You may recall an earlier post, Allergen Labeling Update: Whole Foods Responds, where I mentioned Whole Foods' policy on labeling products as peanut-free or nut-free:
"The Coordinator said that Whole Foods has very strict requirements which must be met in order for a product to be labeled and sold as "nut-free" or "peanut-free". In fact, there are only 2 nut-free products at Whole Foods: Sha Sha's Cookies and Divvies. In order for a product to be labeled as "nut free" or "peanut free", the manufacturer must provide documentation that the product is certified "nut free" or "peanut free" all the way from the suppliers of ingredients to the finished product. "
I just read an article in the Worcester Telegram which states that Whole Foods in Framingham, Massacusetts and other North Atlantic region stores are selling cookies made by Massachusetts company, Indigo Rabbit. They sound quite lovely! It is the way the cookies are being marketed, specifically toward those with food allergies, that concerns me.
From the Worcester Telegram:
"The cookies, Gingerlicious, Luscious Lemon Chewies, Heavenly Chocolate Pillows, Seriously Cinnamon Almond and Perfectly Peanut Butter, all have a common ingredient — fresh vegetable puree. Suggested retail is $4.99 to $6.99, depending on variety.
The cookie names alone cry out, “Try me.”
But it’s the nutritional labeling that tells the story. Consumers who want a tasty cookie that is lactose free, gluten free, egg free, nut free, soy free and vegan turn to Indigo Rabbit, according to Foster, a former psychotherapist who specialized in eating disorders."
These cookies are in packages bearing various allergen-free symbols, depending on the variety. Some varieties actually bear a peanut-free symbol and nut-free symbol, despite the fact that the company manufactures peanut butter and almond cookies. Confused? Did our eyes deceive us? They use nuts and peanuts in their manufacturing facility and declare cookies without those ingredients to be "peanut-free" and "nut-free"? This is a perfect example of why the FDA needs to set standards thresholds or allergen-free claims.

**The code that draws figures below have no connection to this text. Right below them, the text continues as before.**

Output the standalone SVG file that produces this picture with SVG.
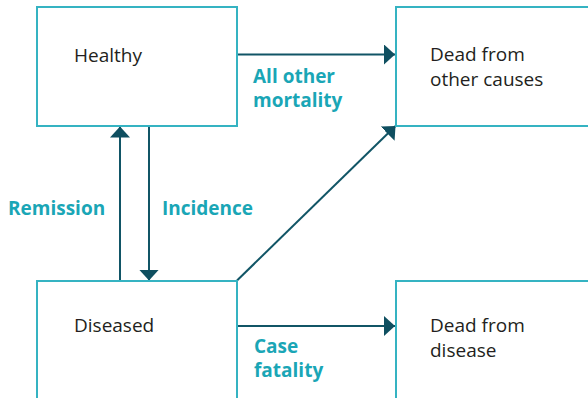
<svg xmlns="http://www.w3.org/2000/svg" width="588" height="398" viewBox="0 0 588 398">
<defs>
<style>
.box{fill:#ffffff;stroke:#35b3c2;stroke-width:2}
.node-text{font-family:"Open Sans","Noto Sans","Liberation Sans",sans-serif;font-size:19px;fill:#231f20}
.label{font-family:"Open Sans","Noto Sans","Liberation Sans",sans-serif;font-size:19px;font-weight:bold;fill:#1aa6b6}
.conn{stroke:#115566;stroke-width:2;fill:none}
</style>
<marker id="arrow" markerUnits="userSpaceOnUse" markerWidth="12" markerHeight="20" viewBox="0 0 12 20" refX="11" refY="10" orient="auto">
<path d="M0,0 L11,10 L0,20 Z" fill="#0f4f60"/>
</marker>
</defs>
<rect width="588" height="398" fill="#ffffff"/>
<g id="connectors">
<line class="conn" x1="237" y1="54.5" x2="395" y2="54.5" marker-end="url(#arrow)"/>
<line class="conn" x1="120" y1="280" x2="120" y2="126.5" marker-end="url(#arrow)"/>
<line class="conn" x1="149" y1="126" x2="149" y2="280.5" marker-end="url(#arrow)"/>
<line class="conn" x1="237" y1="280.5" x2="395.5" y2="126" marker-end="url(#arrow)"/>
<line class="conn" x1="237" y1="326" x2="395" y2="326" marker-end="url(#arrow)"/>
<text class="label" x="253" y="82.5">All other</text>
<text class="label" x="253" y="106.5">mortality</text>
<text class="label" x="8" y="215">Remission</text>
<text class="label" x="162" y="215">Incidence</text>
<text class="label" x="254" y="353">Case</text>
<text class="label" x="254" y="377">fatality</text>
</g>
<g id="healthy">
<rect class="box" x="37" y="7" width="200" height="119"/>
<text class="node-text" x="74" y="61.5">Healthy</text>
</g>
<g id="dead-other">
<rect class="box" x="396" y="7" width="200" height="119"/>
<text class="node-text" x="430" y="61">Dead from</text>
<text class="node-text" x="430" y="86">other causes</text>
</g>
<g id="diseased">
<rect class="box" x="37" y="281" width="200" height="130"/>
<text class="node-text" x="74" y="332">Diseased</text>
</g>
<g id="dead-disease">
<rect class="box" x="396" y="281" width="200" height="130"/>
<text class="node-text" x="430" y="331.5">Dead from</text>
<text class="node-text" x="430" y="356.5">disease</text>
</g>
</svg>
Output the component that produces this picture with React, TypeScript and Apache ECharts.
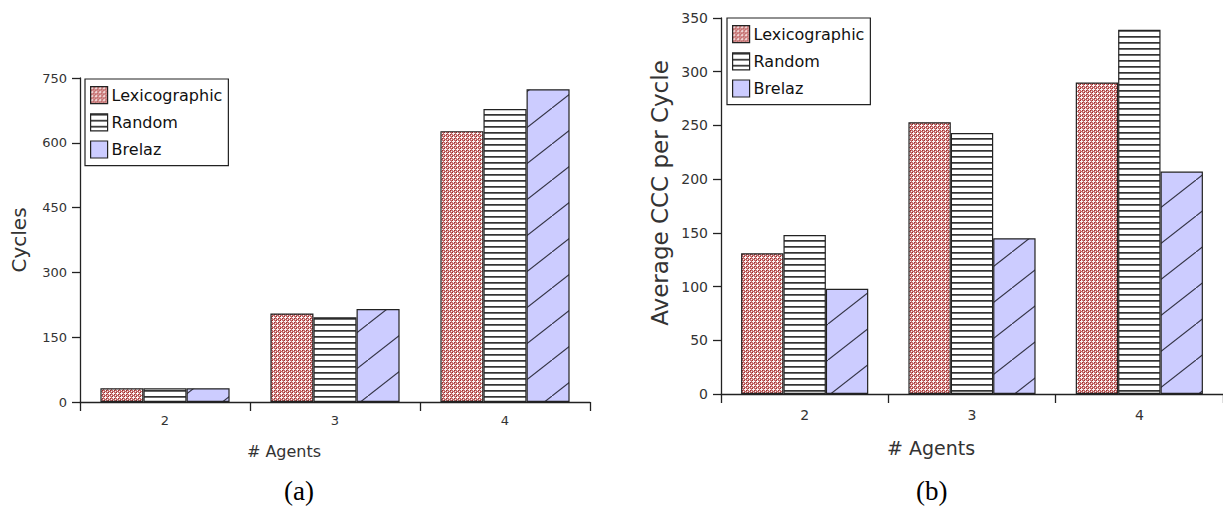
import React, { useEffect, useRef } from 'react';
import * as echarts from 'echarts';

// ---------- data ----------
const categories = ['2', '3', '4'];
const seriesNames = ['Lexicographic', 'Random', 'Brelaz'];

// (a) Cycles
const cyclesLexicographic = [32, 205, 627];
const cyclesRandom = [32, 196, 678];
const cyclesBrelaz = [32, 215, 724];
const cyclesAxisMax = 750;
const cyclesAxisStep = 150;

// (b) Average CCC per Cycle
const cccLexicographic = [131, 253, 290];
const cccRandom = [148, 243, 339];
const cccBrelaz = [98, 145, 207];
const cccAxisMax = 350;
const cccAxisStep = 50;

const panelCaptions = ['(a)', '(b)'];
const xAxisTitle = '# Agents';
const yAxisTitles = ['Cycles', 'Average CCC per Cycle'];

const FONT = 'DejaVu Sans';

function makeTile(w: number, h: number, draw: (ctx: CanvasRenderingContext2D) => void) {
  const c = document.createElement('canvas');
  c.width = w;
  c.height = h;
  const ctx = c.getContext('2d') as CanvasRenderingContext2D;
  draw(ctx);
  return { image: c.toDataURL(), repeat: 'repeat', imageWidth: w, imageHeight: h };
}

function buildPatterns() {
  const lex = makeTile(4, 4, (ctx) => {
    ctx.fillStyle = '#c36a6a';
    ctx.fillRect(0, 0, 4, 4);
    ctx.fillStyle = '#a22a2a';
    ctx.fillRect(0, 0, 1, 1);
    ctx.fillRect(2, 2, 1, 1);
    ctx.fillStyle = '#fbf2f2';
    const pts = [
      [1, 0], [0, 1], [1, 1], [2, 1], [1, 2], [3, 3],
    ];
    pts.forEach(([x, y]) => ctx.fillRect(x, y, 1, 1));
  });
  const random = makeTile(6, 6, (ctx) => {
    ctx.fillStyle = '#ffffff';
    ctx.fillRect(0, 0, 6, 6);
    ctx.fillStyle = '#333333';
    ctx.fillRect(0, 0, 6, 1);
    ctx.fillStyle = '#6a6a6a';
    ctx.fillRect(0, 1, 6, 1);
  });
  const brelaz = makeTile(46, 36, (ctx) => {
    ctx.fillStyle = '#ccccff';
    ctx.fillRect(0, 0, 46, 36);
    ctx.strokeStyle = '#333344';
    ctx.lineWidth = 1.1;
    ctx.beginPath();
    ctx.moveTo(-4, 39.13);
    ctx.lineTo(50, -3.13);
    ctx.stroke();
  });
  return { lex, random, brelaz };
}

export default function App() {
  const ref = useRef<HTMLDivElement>(null);

  useEffect(() => {
    if (!ref.current) return;
    const chart = echarts.init(ref.current, null, { renderer: 'svg' });
    const p = buildPatterns();
    const fills = [p.lex, p.random, p.brelaz];
    const legendFills = [p.lex, p.random, '#ccccff'];

    const axisLineStyle = { color: '#222', width: 1.3 };

    const legendFor = (left: number, top: number) => ({
      orient: 'vertical',
      left,
      top,
      padding: [7, 6, 7, 5],
      itemGap: 9,
      itemWidth: 17,
      itemHeight: 17,
      borderColor: '#222',
      borderWidth: 1.2,
      backgroundColor: '#fff',
      selectedMode: false,
      textStyle: { fontFamily: FONT, fontSize: 16, color: '#111', lineHeight: 17, padding: [0, 0, 0, -1] },
      data: seriesNames.map((n, i) => ({
        name: n,
        icon: 'rect',
        itemStyle: { color: legendFills[i], borderColor: '#222', borderWidth: 1.2 },
      })),
    });

    const makeSeries = (gridIdx: number, values: number[][]) =>
      values.map((v, i) => ({
        name: seriesNames[i],
        type: 'bar',
        xAxisIndex: gridIdx,
        yAxisIndex: gridIdx,
        data: v,
        barGap: '0%',
        barCategoryGap: '24%',
        itemStyle: { color: fills[i], borderColor: '#222', borderWidth: 1.2 },
        emphasis: { disabled: true },
      }));

    const option = {
      animation: false,
      backgroundColor: '#fff',
      legend: [legendFor(85, 79), legendFor(727, 18)],
      grid: [
        { left: 80, top: 78, width: 510, height: 324 },
        { left: 721, top: 18, width: 502, height: 376 },
      ],
      xAxis: [0, 1].map((g) => ({
        type: 'category',
        gridIndex: g,
        data: categories,
        boundaryGap: true,
        name: xAxisTitle,
        nameLocation: 'middle',
        nameGap: g === 0 ? 41 : 44,
        nameTextStyle: {
          fontFamily: FONT,
          fontSize: g === 0 ? 16 : 19,
          color: '#333',
          padding: g === 0 ? [0, 102, 0, 0] : [0, 82, 0, 0],
        },
        axisLine: { onZero: false, lineStyle: axisLineStyle },
        axisTick: { show: true, length: 9, lineStyle: axisLineStyle },
        axisLabel: { fontFamily: FONT, fontSize: g === 0 ? 13 : 14, color: '#333', margin: g === 0 ? 12 : 14 },
        splitLine: { show: false },
      })),
      yAxis: [0, 1].map((g) => ({
        type: 'value',
        gridIndex: g,
        min: 0,
        max: g === 0 ? cyclesAxisMax : cccAxisMax,
        interval: g === 0 ? cyclesAxisStep : cccAxisStep,
        name: yAxisTitles[g],
        nameLocation: 'middle',
        nameGap: g === 0 ? 51 : 50,
        nameTextStyle: {
          fontFamily: FONT,
          fontSize: g === 0 ? 20 : 23,
          color: '#333',
          padding: g === 0 ? [0, 0, 0, 0] : [0, 0, 0, 26],
        },
        axisLine: { show: true, lineStyle: axisLineStyle },
        axisTick: { show: true, length: 8, lineStyle: axisLineStyle },
        axisLabel: { fontFamily: FONT, fontSize: g === 0 ? 13 : 14, color: '#333', margin: 13 },
        splitLine: { show: false },
      })),
      series: [
        ...makeSeries(0, [cyclesLexicographic, cyclesRandom, cyclesBrelaz]),
        ...makeSeries(1, [cccLexicographic, cccRandom, cccBrelaz]),
      ],
      graphic: [
        {
          type: 'text',
          left: 284,
          top: 477,
          style: { text: panelCaptions[0], font: '27px "Liberation Serif"', fill: '#000' },
        },
        {
          type: 'text',
          left: 916,
          top: 477,
          style: { text: panelCaptions[1], font: '27px "Liberation Serif"', fill: '#000' },
        },
      ],
    };

    chart.setOption(option as any);
    return () => chart.dispose();
  }, []);

  return (
    <div
      ref={ref}
      style={{ position: 'absolute', left: 0, top: 0, width: 1223, height: 512, background: '#fff' }}
    />
  );
}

From the Merriam-Webster Online dictionary:
"intransitive verb : to lead astray : give a wrong impression"
The company does provide additional information on its allergen policies and procedures to avoid cross-contamination. The information on their website sounds familiar, like the statements that major companies such as Kraft or Heinz read to me when I call for additional information about potential for cross-contamination. I am sure you've heard those statements too.
It seems it's time to call Whole Foods again and inquire about any changes to their definition of peanut-free and nut-free. I'm all for mom-preneurs and supporting local business, and if we did not have a peanut allergy in the family, I'm certain we'd happily enjoy Indigo Rabbit cookies. I think it's fantastic that Indigo Rabbit is a local company making healthy cookies and I wish them much success. Getting a product into Whole Foods is a great accomplishment. Since we do have a peanut allergy in the family, however, I am painfully aware of the very real risks, and I am compelled to find out more. I can't just sit by and say nothing because I think of that unsuspecting customer who might buy that package of cookies with the comforting peanut-free or nut-free symbol, and might unknowingly give a peanut or nut allergic loved one a cookie which she thinks is 100% peanut-free or nut-free.